Da domenica sera, in coro, non sentiamo dire altro (intendo al netto delle polemiche arbitrali, ovviamente) che il “gap” si sia “ridotto”. E’ una frase che puntualmente ci viene propinata ogni volta che un’avversaria giornalisticamente quotata giochi contro di noi una buona partita o, addirittura, vinca. In alcuni casi, come domenica, il ritornello prende vita e si diffonde anche in caso di sconfitta. E si tratta, quasi sempre, del classico e sempreverde errore in cui cade ogni volta gran parte della stampa italiana e dei tifosi.
L’equivoco è sempre il solito: giocare bene una partita contro una squadra forte (quindi la Juventus), non vuol dire altro che aver giocato bene quella partita.
Stop.
Il campionato è veritiero proprio perché strutturato come una maratona di 38 partite e, per ridurre davvero il “gap” con la Juve, serve continuità, mentalità, maturità, voglia di vincere, capacità di farlo. Ma serve anche e soprattutto vincere le gare meno “appassionanti” ed “automotivanti” di quelle contro i bianconeri che tanto piacciono a giornalisti e tifosi.
L’Inter, quest’anno, i punti di distacco da noi li ha accumulati perdendo contro Chievo, Cagliari e Sampdoria e pareggiando in casa con Palermo e Bologna. Avesse vinto queste partite, decisamente tutte alla portata, avrebbe un punto più della Juventus (al netto del recupero), altro che gap ridotto.
Non si può far finta di dimenticarselo dando un’importanza superiore a quella reale (ovvero 3 punti) ad una sola gara, peraltro persa.
La stessa Roma, ha accumulato il suo distacco buttando 4 punti contro Empoli e Cagliari, un’impresa al contrario. Senza quei due inopinati pareggi, sarebbe prima a pari merito.
E che dire del Napoli? Pareggi che gridano vendetta contro il Pescara, il Sassuolo e il Palermo. Aggiungete questi 6 punti alla squadra di Sarri e sarebbero a pari merito anche loro.

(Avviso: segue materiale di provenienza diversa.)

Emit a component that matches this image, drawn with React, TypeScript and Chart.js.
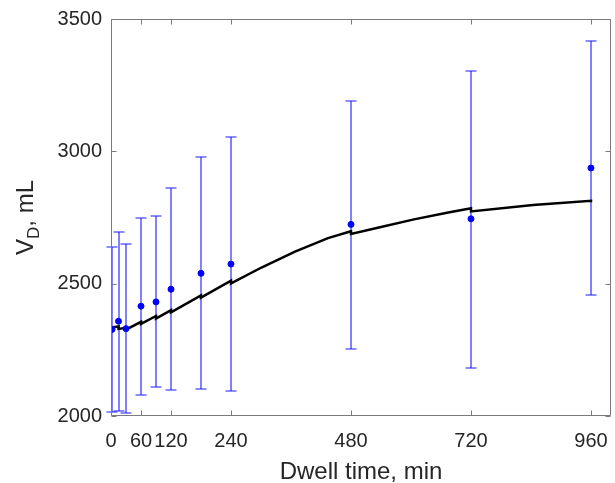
import React, { useEffect, useRef } from "react";
import { Chart, registerables } from "chart.js";

Chart.register(...registerables);

const sampleTimes = [2, 15, 30, 60, 90, 120, 180, 240, 480, 720, 960];
const sampleMeans = [2327, 2358, 2330, 2415, 2431, 2479, 2539, 2574, 2724, 2745, 2937];
const sampleUpper = [2638, 2696, 2648, 2750, 2756, 2863, 2980, 3055, 3192, 3304, 3418];
const sampleLower = [2016, 2020, 2013, 2080, 2110, 2097, 2101, 2093, 2254, 2183, 2457];

const modelTimes = [0, 15, 15, 30, 30, 60, 60, 90, 90, 120, 120, 180, 180, 240, 240, 302, 368, 434, 480, 480, 540, 606, 672, 720, 720, 844, 960, 960];
const modelValues = [2334, 2338, 2329, 2333, 2326, 2356, 2348, 2378, 2368, 2400, 2392, 2456, 2447, 2511, 2501, 2562, 2621, 2672, 2698, 2688, 2714, 2743, 2768, 2785, 2773, 2797, 2813, 2808];

const xTickValues = [0, 60, 120, 240, 480, 720, 960];
const yTickValues = [2000, 2500, 3000, 3500];

const xTitle = "Dwell time, min";
const yTitleMain = "V";
const yTitleSub = "D";
const yTitleRest = ", mL";

const FONT = "'Liberation Sans', Arial, Helvetica, sans-serif";
const AXIS_COLOR = "#7a7a7a";
const TEXT_COLOR = "#262626";

const errorBarPlugin = {
  id: "errorBars",
  beforeDatasetsDraw(chart: any) {
    const ctx = chart.ctx;
    const xs = chart.scales.x;
    const ys = chart.scales.y;
    ctx.save();
    ctx.strokeStyle = "#1a1aff";
    ctx.lineWidth = 1.1;
    for (let i = 0; i < sampleTimes.length; i++) {
      const x = Math.round(xs.getPixelForValue(sampleTimes[i]));
      const yt = Math.round(ys.getPixelForValue(sampleUpper[i]));
      const yb = Math.round(ys.getPixelForValue(sampleLower[i]));
      ctx.beginPath();
      ctx.moveTo(x, yt);
      ctx.lineTo(x, yb);
      ctx.moveTo(x - 5.5, yt);
      ctx.lineTo(x + 5.5, yt);
      ctx.moveTo(x - 5.5, yb);
      ctx.lineTo(x + 5.5, yb);
      ctx.stroke();
    }
    ctx.restore();
  },
};

const framePlugin = {
  id: "frame",
  afterDraw(chart: any) {
    const ctx = chart.ctx;
    const { left, right, top, bottom } = chart.chartArea;
    const xs = chart.scales.x;
    const ys = chart.scales.y;
    ctx.save();
    ctx.strokeStyle = AXIS_COLOR;
    ctx.lineWidth = 1;
    const L = Math.round(left) + 0.5;
    const R = Math.round(right) - 0.5;
    const T = Math.round(top) + 0.5;
    const B = Math.round(bottom) - 0.5;
    ctx.beginPath();
    ctx.rect(L, T, R - L, B - T);
    const tl = 5;
    for (const v of xTickValues) {
      const x = Math.round(xs.getPixelForValue(v)) + 0.5;
      ctx.moveTo(x, B);
      ctx.lineTo(x, B - tl);
      ctx.moveTo(x, T);
      ctx.lineTo(x, T + tl);
    }
    for (const v of yTickValues) {
      const y = Math.round(ys.getPixelForValue(v)) + 0.5;
      ctx.moveTo(L, y);
      ctx.lineTo(L + tl, y);
      ctx.moveTo(R, y);
      ctx.lineTo(R - tl, y);
    }
    ctx.stroke();

    ctx.fillStyle = TEXT_COLOR;
    ctx.textBaseline = "alphabetic";
    ctx.font = `24px ${FONT}`;
    ctx.textAlign = "center";
    ctx.fillText(xTitle, (left + right) / 2, 479);

    const mainFont = `24px ${FONT}`;
    const subFont = `17px ${FONT}`;
    ctx.font = mainFont;
    const wV = ctx.measureText(yTitleMain).width;
    const wRest = ctx.measureText(yTitleRest).width;
    ctx.font = subFont;
    const wD = ctx.measureText(yTitleSub).width;
    const total = wV + wD + wRest;
    ctx.translate(33, (top + bottom) / 2);
    ctx.rotate(-Math.PI / 2);
    ctx.textAlign = "left";
    let xPos = -total / 2;
    ctx.font = mainFont;
    ctx.fillText(yTitleMain, xPos, 0);
    xPos += wV;
    ctx.font = subFont;
    ctx.fillText(yTitleSub, xPos, 6);
    xPos += wD;
    ctx.font = mainFont;
    ctx.fillText(yTitleRest, xPos, 0);
    ctx.restore();
  },
};

export default function App() {
  const canvasRef = useRef<HTMLCanvasElement | null>(null);

  useEffect(() => {
    document.body.style.margin = "0";
    const canvas = canvasRef.current;
    if (!canvas) return;
    const chart = new Chart(canvas, {
      type: "line",
      data: {
        datasets: [
          {
            type: "scatter",
            label: "Measured",
            data: sampleTimes.map((t, i) => ({ x: t, y: sampleMeans[i] })),
            backgroundColor: "#0000ff",
            borderColor: "#0000ff",
            pointRadius: 3,
            pointHoverRadius: 3,
            showLine: false,
            order: 0,
          } as any,
          {
            type: "line",
            label: "Model",
            data: modelTimes.map((t, i) => ({ x: t, y: modelValues[i] })),
            borderColor: "#000000",
            borderWidth: 2.5,
            pointRadius: 0,
            tension: 0,
            fill: false,
            order: 1,
          } as any,
        ],
      },
      options: {
        responsive: false,
        animation: false,
        devicePixelRatio: 1,
        layout: { padding: { top: 19, right: 1, left: 0, bottom: 0 } },
        plugins: {
          legend: { display: false },
          tooltip: { enabled: false },
        },
        scales: {
          x: {
            type: "linear",
            min: 0,
            max: 1000,
            grid: { display: false, drawTicks: false },
            border: { display: false },
            afterBuildTicks: (scale: any) => {
              scale.ticks = xTickValues.map((v) => ({ value: v }));
            },
            afterFit: (scale: any) => {
              scale.height = 67;
              scale.paddingLeft = 0;
              scale.paddingRight = 0;
            },
            ticks: {
              autoSkip: false,
              maxRotation: 0,
              minRotation: 0,
              padding: 13,
              color: TEXT_COLOR,
              font: { family: FONT, size: 20 },
              callback: (v: any) => String(v),
            },
          },
          y: {
            type: "linear",
            min: 2000,
            max: 3500,
            grid: { display: false, drawTicks: false },
            border: { display: false },
            afterBuildTicks: (scale: any) => {
              scale.ticks = yTickValues.map((v) => ({ value: v }));
            },
            afterFit: (scale: any) => {
              scale.width = 111;
              scale.paddingTop = 0;
              scale.paddingBottom = 0;
            },
            ticks: {
              padding: 9,
              color: TEXT_COLOR,
              font: { family: FONT, size: 20 },
              callback: (v: any) => String(v),
            },
          },
        },
      },
      plugins: [errorBarPlugin, framePlugin],
    });
    return () => chart.destroy();
  }, []);

  return (
    <div style={{ position: "absolute", left: 0, top: 0, width: 615, height: 483, background: "#fff" }}>
      <canvas ref={canvasRef} width={615} height={483} style={{ width: 615, height: 483, display: "block" }} />
    </div>
  );
}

Vero, l’Inter ha cambiato allenatore e, da quanto c’è Pioli, ha cambiato registro e messo in fila una “striscia” di 7 vittorie. Ma è la classica striscia nerazzurra che ogni anno fa gridare “l’anno prossimo sarà diverso”. Decontestualizzata, non è molto diversa da quella dell’anno scorso di Mancini che partì con 5 vittorie di fila, o da quella di Stramaccioni, sempre di 7. Il difficile, in genere, viene subito dopo la prima scoppola post-striscia: in questo caso, proprio contro la Juve, dopo una partita in cui nel secondo tempo si sono perse più energie per protestare che per tirare in porta. Il difficile sarà fare 6 punti contro Empoli e Bologna per arrivare a Inter-Roma e cercare di rosicchiare qualche punto. E sarà poi subito dopo ritrovare la concentrazione per battere il Cagliari. Sono queste le partite che, in genere, risultano decisive. Ed è vincendo queste, semmai, che i nerazzurri potranno dimostrare di aver fatto un salto in avanti nella maturazione e nella capacità di concentrazione, cercando magari, nel frattempo, di non farsi squalificare mezza squadra.
Stessa cosa per Roma e Napoli: grandi vittorie per entrambe, per carità. Ma conta vincere anche sotto pressione e la pressione può essere anche solo il fatto di avere tutto da perdere nel dover vincere a tutti i costi sempre, per tenere il ritmo della Juve. Non è facile e proprio per questo, quel tipo di partite, sono quelle che di solito sbagliano.
Fare bene per un certo numero di partite, o solo in alcune, o finché le aspettative e la pressione non ti schiaccino, è altra cosa rispetto a vincere. Sono concetti diversi, l’ho scritto più volte. Chi vince è, in genere, proprio chi riesce a fare meglio in quello situazioni ed è lì il vero gap da colmare contro una squadra, la Juve, che da quel punto di vista è una macchina senza cuore e, spesso, senza emozioni.